Lexical scoping refers to a variable’s scope being determined by its position within the source code. Inner functions have access to variables defined in their outer functions, even after the outer function has finished executing.

Example:

function outerFunction() {
    let outerVariable = 'I am outside!';
    
    function innerFunction() {
        console.log(outerVariable);
    }
    
    return innerFunction;
}

const myClosure = outerFunction();
myClosure(); // Output: I am outside!

In this example, innerFunction captures the lexical scope of outerFunction, retaining access to outerVariable.

15. How can Closures be used to implement data encapsulation?

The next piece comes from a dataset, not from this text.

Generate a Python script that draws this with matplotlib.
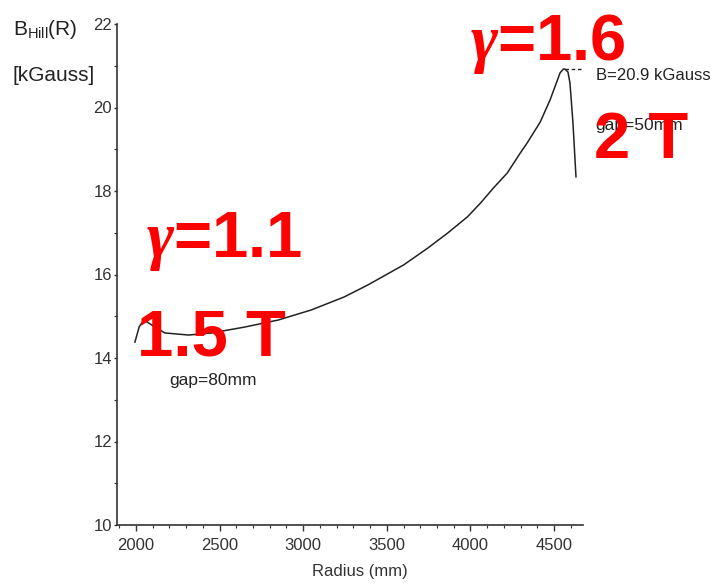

Closures can implement data encapsulation by creating private variables and methods accessible only within the closure.

Example:

function createCounter() {
    let count = 0; // private variable

    return {
        increment: function() {
            count++;
            return count;
        },
        decrement: function() {
            count--;
            return count;
        },
        getCount: function() {
            return count;
        }
    };
}

const counter = createCounter();
console.log(counter.increment()); // 1
console.log(counter.increment()); // 2
console.log(counter.decrement()); // 1
console.log(counter.getCount());  // 1

In this example, count is private and can only be accessed and modified through the methods increment, decrement, and getCount.